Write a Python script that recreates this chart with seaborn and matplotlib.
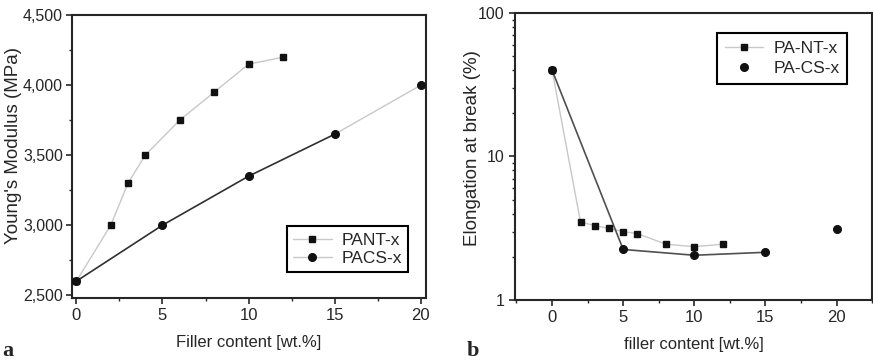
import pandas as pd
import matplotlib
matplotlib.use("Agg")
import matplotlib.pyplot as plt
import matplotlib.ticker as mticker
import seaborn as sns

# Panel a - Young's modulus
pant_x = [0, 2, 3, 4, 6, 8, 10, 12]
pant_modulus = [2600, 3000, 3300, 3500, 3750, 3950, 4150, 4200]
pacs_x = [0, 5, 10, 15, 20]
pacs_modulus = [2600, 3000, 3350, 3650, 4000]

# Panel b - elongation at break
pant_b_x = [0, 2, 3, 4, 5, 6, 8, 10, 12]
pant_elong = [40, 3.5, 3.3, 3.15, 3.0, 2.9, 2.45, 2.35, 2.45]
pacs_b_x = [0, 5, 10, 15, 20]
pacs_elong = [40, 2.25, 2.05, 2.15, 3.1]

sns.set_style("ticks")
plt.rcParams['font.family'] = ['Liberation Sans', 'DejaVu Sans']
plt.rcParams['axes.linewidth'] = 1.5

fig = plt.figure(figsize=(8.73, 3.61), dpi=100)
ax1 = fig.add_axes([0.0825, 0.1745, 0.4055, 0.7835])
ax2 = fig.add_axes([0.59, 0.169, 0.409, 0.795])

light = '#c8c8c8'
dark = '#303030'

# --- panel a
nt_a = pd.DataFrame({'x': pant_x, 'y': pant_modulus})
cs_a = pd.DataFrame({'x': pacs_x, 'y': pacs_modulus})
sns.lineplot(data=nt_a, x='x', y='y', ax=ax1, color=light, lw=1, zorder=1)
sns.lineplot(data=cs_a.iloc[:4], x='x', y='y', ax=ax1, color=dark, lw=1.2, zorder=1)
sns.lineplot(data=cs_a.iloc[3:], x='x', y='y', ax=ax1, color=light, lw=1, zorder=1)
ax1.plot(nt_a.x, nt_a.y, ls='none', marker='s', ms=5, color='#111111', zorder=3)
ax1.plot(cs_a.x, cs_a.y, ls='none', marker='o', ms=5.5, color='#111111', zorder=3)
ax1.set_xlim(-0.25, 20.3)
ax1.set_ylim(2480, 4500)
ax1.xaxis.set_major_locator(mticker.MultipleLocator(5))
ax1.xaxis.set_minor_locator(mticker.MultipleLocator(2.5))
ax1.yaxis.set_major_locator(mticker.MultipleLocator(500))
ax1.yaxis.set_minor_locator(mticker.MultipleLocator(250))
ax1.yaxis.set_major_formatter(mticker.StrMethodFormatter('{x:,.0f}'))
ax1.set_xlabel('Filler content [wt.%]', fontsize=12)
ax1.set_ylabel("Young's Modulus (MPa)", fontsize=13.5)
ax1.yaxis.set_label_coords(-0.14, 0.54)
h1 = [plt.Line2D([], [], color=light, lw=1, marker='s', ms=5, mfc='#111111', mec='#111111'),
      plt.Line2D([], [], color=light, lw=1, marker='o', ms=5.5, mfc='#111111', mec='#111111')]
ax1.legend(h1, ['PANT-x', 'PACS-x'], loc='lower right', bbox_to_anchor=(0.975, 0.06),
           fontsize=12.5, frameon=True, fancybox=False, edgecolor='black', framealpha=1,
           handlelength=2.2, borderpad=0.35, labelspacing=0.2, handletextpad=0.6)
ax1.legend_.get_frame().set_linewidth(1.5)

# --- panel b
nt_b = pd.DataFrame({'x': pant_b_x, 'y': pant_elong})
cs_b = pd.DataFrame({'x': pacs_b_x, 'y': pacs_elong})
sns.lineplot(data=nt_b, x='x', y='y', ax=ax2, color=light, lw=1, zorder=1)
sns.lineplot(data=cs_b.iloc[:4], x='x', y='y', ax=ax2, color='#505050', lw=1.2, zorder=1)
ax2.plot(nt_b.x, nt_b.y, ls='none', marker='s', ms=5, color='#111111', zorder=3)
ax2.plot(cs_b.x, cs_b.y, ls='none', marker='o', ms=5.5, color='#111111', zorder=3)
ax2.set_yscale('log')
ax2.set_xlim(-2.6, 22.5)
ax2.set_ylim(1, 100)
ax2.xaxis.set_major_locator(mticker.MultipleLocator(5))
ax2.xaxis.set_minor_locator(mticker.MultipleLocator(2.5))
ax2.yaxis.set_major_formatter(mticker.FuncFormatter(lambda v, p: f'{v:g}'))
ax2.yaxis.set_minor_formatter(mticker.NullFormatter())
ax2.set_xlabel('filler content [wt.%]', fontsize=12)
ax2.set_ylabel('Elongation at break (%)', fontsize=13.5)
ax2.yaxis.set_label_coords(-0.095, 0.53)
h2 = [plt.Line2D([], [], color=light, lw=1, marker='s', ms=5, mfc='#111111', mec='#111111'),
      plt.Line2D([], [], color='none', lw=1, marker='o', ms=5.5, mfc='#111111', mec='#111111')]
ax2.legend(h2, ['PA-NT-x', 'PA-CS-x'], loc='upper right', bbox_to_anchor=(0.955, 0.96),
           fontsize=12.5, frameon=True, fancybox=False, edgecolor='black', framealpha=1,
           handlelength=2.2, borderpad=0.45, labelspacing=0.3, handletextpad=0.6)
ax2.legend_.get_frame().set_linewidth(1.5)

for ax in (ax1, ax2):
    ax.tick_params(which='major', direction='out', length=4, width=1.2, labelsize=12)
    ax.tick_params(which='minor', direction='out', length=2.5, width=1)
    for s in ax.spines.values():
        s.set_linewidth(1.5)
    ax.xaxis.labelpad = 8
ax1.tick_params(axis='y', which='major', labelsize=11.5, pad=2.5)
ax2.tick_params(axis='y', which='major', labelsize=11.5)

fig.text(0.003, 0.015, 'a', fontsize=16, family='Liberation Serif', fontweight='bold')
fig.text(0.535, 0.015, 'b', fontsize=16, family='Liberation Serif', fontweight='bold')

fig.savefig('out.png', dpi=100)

...

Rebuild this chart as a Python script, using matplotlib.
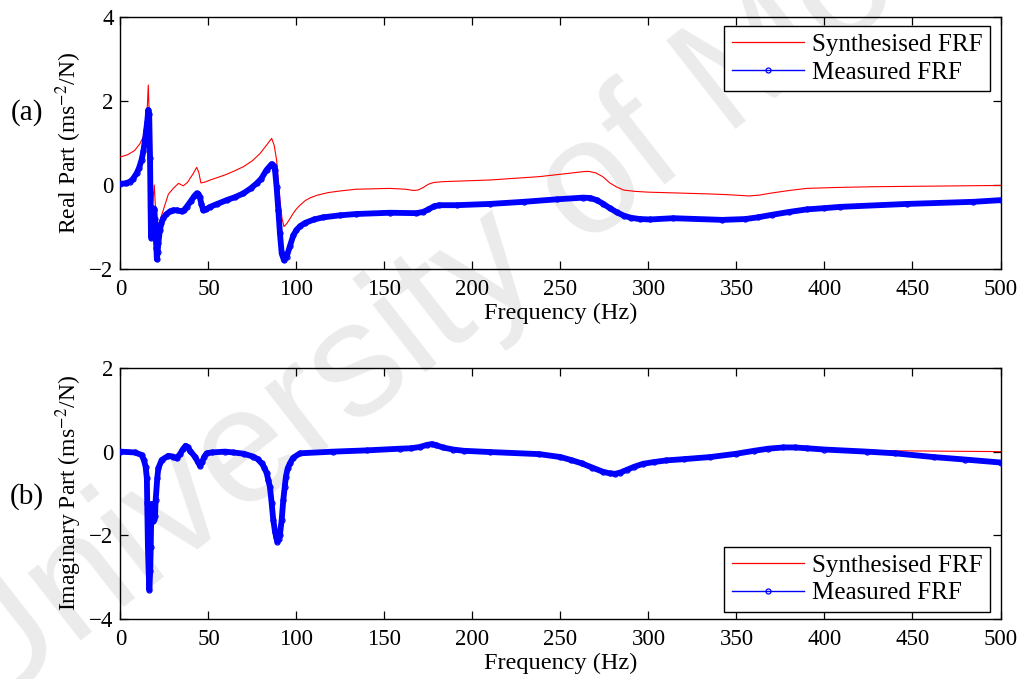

- AIM OF THE EXERCISE -
From the listing above, repeat only the lines between the line containing "Write a Python" and the line containing "dark = '#303030'", those two included. Pictures are not part of the copy.

- FINISHED ANSWER -
Write a Python script that recreates this chart with seaborn and matplotlib.
import pandas as pd
import matplotlib
matplotlib.use("Agg")
import matplotlib.pyplot as plt
import matplotlib.ticker as mticker
import seaborn as sns

# Panel a - Young's modulus
pant_x = [0, 2, 3, 4, 6, 8, 10, 12]
pant_modulus = [2600, 3000, 3300, 3500, 3750, 3950, 4150, 4200]
pacs_x = [0, 5, 10, 15, 20]
pacs_modulus = [2600, 3000, 3350, 3650, 4000]

# Panel b - elongation at break
pant_b_x = [0, 2, 3, 4, 5, 6, 8, 10, 12]
pant_elong = [40, 3.5, 3.3, 3.15, 3.0, 2.9, 2.45, 2.35, 2.45]
pacs_b_x = [0, 5, 10, 15, 20]
pacs_elong = [40, 2.25, 2.05, 2.15, 3.1]

sns.set_style("ticks")
plt.rcParams['font.family'] = ['Liberation Sans', 'DejaVu Sans']
plt.rcParams['axes.linewidth'] = 1.5

fig = plt.figure(figsize=(8.73, 3.61), dpi=100)
ax1 = fig.add_axes([0.0825, 0.1745, 0.4055, 0.7835])
ax2 = fig.add_axes([0.59, 0.169, 0.409, 0.795])

light = '#c8c8c8'
dark = '#303030'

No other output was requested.